O Dalai Lama estabeleceu seu governo no exílio e lançou sua campanha para recuperar o Tibete, embora mais tarde tenha optado por um “caminho intermediário”, renunciando à independência em troca de maior autonomia.
Celebridade e Nobel da Paz
Em 1989, ganhou o Nobel da Paz, prêmio que lhe trouxe enorme popularidade e o colocou em contato com grandes líderes mundiais e estrelas de Hollywood. Com suas vestes vermelhas e sandálias simples, o líder budista não se encaixava no estereótipo de celebridade. Mas seu espírito às vezes travesso e seu riso contagiante provaram ser irresistíveis.
O governo chinês, por outro lado, se mostrou imune aos seus encantos, descrevendo-o como um separatista e um “lobo em vestes de monge”. Durante séculos, o Tibete alternou entre períodos de independência e controle da China, que considera este planalto ao norte do Himalaia parte integrante do seu país.
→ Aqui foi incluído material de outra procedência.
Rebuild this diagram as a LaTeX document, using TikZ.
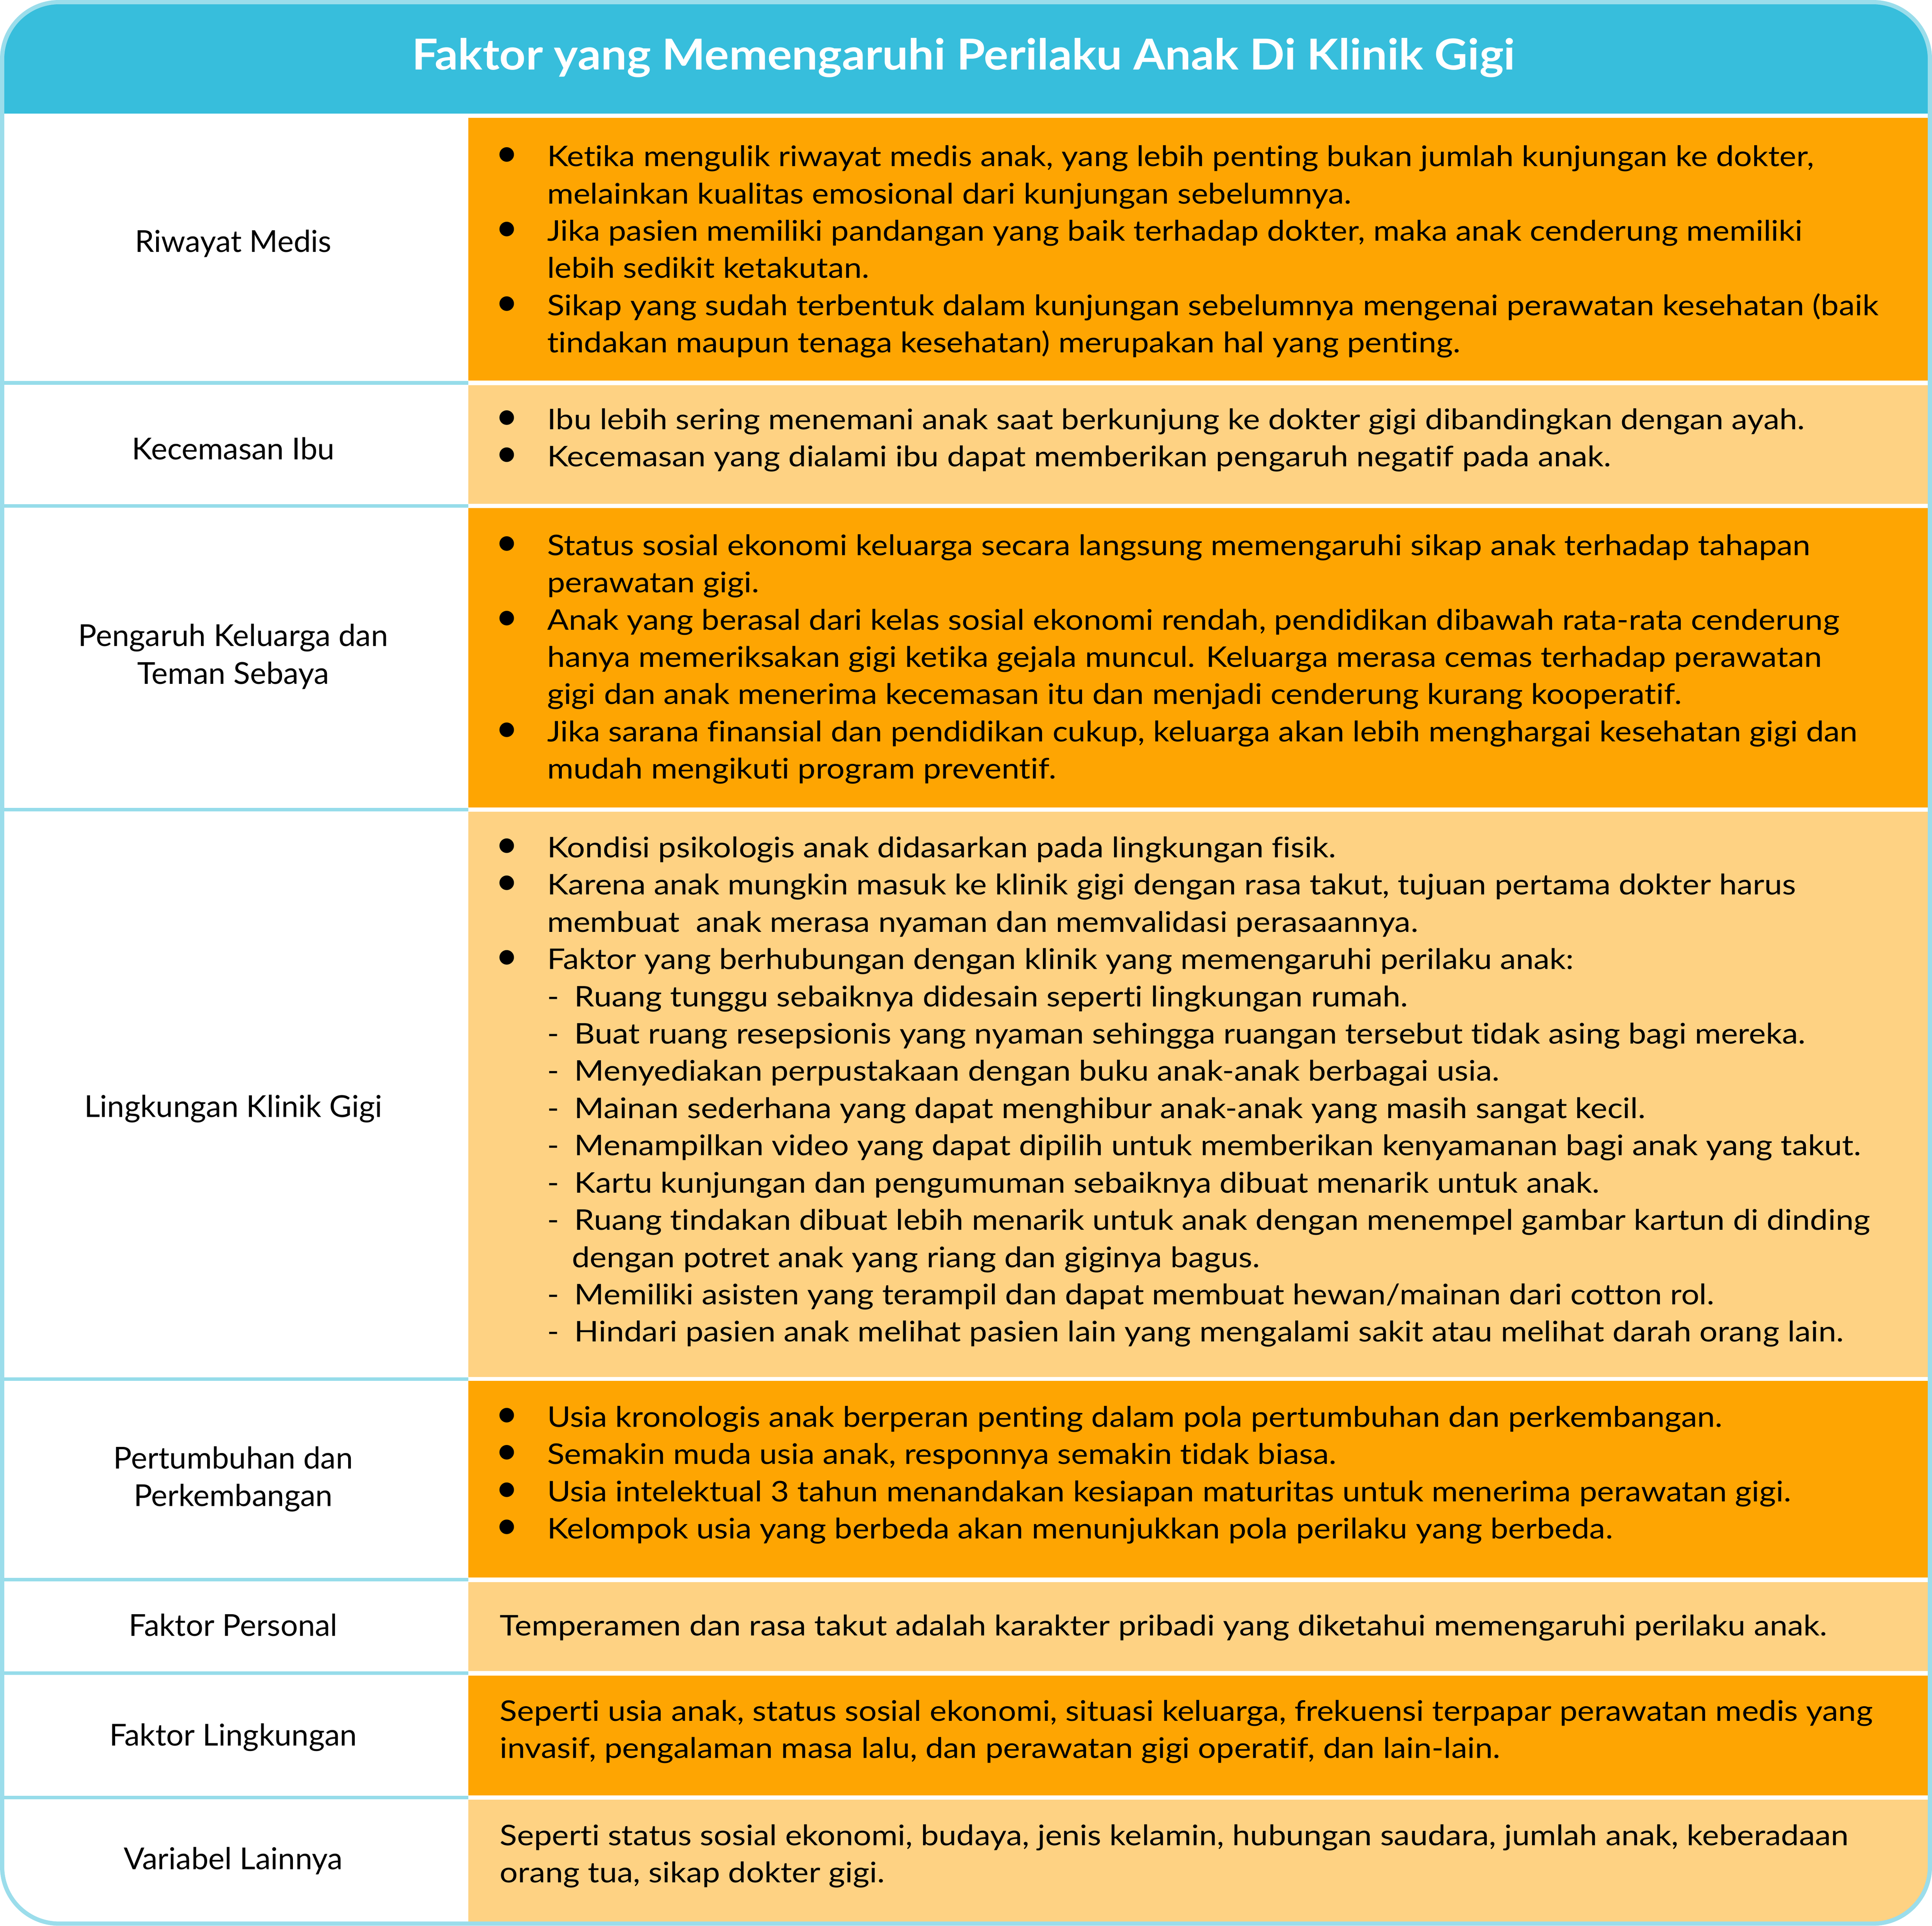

O Dalai Lama clama por maior autonomia para seu povo, assim como pelo direito de adorar livremente e preservar sua cultura que, segundo muitos tibetanos, está sendo reprimida sob o domínio chinês.
Mas as negociações formais com Pequim fracassaram em 2010. Um ano depois, o Dalai Lama se aposentou da política, abrindo caminho para um novo líder eleito da diáspora tibetana.